Data extract:
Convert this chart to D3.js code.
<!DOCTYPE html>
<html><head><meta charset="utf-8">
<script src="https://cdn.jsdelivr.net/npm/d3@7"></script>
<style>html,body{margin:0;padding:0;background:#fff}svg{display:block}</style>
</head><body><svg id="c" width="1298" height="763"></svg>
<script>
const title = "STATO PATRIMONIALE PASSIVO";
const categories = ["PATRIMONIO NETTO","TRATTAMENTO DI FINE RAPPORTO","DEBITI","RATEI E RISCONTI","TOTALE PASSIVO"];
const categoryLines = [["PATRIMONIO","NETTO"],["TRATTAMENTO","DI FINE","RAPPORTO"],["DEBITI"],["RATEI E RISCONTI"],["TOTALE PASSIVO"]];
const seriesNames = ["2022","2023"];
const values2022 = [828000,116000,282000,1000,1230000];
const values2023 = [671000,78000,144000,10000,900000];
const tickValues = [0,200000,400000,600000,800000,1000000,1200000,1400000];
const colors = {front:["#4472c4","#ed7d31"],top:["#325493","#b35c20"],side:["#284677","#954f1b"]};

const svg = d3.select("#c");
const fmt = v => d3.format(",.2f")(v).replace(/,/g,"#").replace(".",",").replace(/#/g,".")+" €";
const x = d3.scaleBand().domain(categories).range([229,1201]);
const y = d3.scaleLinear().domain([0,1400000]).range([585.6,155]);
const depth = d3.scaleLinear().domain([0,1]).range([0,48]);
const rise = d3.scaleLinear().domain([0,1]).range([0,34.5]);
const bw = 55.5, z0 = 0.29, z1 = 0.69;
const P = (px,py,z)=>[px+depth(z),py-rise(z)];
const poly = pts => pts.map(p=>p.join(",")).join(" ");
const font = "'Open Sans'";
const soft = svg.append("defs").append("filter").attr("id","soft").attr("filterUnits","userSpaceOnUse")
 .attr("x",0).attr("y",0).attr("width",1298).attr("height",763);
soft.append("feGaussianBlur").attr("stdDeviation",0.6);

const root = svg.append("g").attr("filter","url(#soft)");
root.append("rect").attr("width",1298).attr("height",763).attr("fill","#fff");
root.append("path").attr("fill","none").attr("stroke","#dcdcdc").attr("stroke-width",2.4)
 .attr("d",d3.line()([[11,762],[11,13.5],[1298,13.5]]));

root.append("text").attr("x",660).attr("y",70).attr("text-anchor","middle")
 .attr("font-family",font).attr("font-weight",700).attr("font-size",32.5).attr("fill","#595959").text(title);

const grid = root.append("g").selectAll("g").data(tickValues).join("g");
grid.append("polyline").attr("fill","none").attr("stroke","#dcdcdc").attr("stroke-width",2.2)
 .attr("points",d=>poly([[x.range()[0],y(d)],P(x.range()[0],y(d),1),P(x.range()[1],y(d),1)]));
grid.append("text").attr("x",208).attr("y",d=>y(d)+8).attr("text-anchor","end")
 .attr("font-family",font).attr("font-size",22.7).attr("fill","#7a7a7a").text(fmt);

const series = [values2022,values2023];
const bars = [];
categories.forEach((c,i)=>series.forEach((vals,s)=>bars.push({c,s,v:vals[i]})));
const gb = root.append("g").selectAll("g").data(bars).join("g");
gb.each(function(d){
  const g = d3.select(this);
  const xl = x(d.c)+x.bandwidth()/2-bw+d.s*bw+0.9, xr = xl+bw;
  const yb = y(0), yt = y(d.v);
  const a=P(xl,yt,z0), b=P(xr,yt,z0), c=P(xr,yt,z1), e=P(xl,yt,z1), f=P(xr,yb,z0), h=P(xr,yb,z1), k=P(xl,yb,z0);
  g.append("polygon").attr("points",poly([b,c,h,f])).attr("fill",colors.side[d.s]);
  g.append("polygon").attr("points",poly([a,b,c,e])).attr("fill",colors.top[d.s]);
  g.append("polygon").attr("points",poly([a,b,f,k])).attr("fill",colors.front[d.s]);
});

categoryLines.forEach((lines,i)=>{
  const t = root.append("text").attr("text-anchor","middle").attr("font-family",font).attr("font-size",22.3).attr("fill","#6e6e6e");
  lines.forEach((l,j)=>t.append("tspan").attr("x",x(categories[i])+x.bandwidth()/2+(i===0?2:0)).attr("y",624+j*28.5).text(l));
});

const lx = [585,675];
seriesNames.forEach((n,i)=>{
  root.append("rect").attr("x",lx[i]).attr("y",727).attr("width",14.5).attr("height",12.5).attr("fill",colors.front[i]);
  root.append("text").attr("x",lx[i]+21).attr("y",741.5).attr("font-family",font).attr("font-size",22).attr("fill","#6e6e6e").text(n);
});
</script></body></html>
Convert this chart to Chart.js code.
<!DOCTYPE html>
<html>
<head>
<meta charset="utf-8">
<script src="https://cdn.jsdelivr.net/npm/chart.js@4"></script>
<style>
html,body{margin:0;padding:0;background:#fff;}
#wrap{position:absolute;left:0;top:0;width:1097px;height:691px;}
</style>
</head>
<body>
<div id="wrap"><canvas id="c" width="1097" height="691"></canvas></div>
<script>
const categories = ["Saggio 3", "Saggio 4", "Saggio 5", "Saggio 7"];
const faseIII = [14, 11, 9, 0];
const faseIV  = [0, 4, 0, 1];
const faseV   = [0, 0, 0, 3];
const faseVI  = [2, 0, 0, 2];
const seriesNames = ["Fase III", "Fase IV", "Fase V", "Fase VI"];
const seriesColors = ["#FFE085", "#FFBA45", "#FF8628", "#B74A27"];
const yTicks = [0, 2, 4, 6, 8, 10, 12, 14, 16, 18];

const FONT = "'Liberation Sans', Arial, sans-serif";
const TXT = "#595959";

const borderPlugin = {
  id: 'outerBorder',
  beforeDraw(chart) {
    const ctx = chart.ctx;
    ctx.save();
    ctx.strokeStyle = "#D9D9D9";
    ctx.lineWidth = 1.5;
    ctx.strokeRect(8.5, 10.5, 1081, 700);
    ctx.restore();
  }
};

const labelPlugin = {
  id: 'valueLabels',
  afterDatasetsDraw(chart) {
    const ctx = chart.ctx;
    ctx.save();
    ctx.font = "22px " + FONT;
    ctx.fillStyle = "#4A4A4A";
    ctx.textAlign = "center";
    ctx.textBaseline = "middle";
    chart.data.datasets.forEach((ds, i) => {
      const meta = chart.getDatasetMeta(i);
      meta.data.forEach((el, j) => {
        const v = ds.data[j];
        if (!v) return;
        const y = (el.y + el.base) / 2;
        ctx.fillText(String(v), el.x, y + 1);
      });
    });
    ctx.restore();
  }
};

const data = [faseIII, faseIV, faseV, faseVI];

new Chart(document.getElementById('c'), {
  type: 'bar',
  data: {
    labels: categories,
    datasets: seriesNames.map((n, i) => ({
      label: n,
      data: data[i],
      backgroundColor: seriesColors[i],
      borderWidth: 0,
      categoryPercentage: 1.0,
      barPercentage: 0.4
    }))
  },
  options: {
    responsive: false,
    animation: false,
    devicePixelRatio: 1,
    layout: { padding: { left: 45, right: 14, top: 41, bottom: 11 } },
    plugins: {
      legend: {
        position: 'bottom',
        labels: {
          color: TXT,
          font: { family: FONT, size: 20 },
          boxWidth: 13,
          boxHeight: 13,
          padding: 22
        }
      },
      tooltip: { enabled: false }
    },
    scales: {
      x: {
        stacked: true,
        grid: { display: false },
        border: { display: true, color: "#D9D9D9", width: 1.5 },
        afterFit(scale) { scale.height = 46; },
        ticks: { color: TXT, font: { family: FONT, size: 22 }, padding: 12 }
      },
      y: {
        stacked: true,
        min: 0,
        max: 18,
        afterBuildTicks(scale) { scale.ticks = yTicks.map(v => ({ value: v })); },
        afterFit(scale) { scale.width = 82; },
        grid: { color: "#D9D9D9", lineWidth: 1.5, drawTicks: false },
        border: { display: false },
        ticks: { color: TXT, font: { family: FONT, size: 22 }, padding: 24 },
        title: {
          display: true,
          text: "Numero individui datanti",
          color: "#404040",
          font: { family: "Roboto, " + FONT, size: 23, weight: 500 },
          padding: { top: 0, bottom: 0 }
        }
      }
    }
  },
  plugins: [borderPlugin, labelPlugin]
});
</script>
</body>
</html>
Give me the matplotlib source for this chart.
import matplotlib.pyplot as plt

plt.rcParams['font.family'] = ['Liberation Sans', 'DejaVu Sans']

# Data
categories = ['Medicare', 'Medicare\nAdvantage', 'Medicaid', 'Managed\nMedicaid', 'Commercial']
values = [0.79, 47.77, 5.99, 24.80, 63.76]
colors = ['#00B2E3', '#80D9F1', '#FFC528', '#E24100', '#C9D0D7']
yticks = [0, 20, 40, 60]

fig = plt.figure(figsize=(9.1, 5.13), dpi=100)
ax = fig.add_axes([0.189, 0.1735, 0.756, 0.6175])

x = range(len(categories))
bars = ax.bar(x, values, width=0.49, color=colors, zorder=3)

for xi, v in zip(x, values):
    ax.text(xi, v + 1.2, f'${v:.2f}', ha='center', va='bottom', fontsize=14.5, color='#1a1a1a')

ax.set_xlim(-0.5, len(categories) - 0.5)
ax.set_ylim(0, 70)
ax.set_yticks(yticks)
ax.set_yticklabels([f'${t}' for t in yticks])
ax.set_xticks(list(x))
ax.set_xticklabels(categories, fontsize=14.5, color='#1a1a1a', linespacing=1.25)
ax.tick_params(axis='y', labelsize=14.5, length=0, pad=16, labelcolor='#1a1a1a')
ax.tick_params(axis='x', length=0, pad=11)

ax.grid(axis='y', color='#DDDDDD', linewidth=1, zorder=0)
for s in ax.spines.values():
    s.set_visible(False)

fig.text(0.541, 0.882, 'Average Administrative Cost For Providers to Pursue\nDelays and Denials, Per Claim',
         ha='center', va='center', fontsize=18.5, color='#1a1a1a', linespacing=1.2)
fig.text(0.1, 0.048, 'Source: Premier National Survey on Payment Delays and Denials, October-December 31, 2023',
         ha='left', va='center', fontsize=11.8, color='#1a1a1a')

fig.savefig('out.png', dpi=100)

Challenge: Take the line containing "Give me the matplotlib source for this chart." and the line containing "plt.rcParams['font.family'] = ['Liberation". Write out both and all lines between, exactly, and nothing more.

Task output:
Give me the matplotlib source for this chart.
import matplotlib.pyplot as plt

plt.rcParams['font.family'] = ['Liberation Sans', 'DejaVu Sans']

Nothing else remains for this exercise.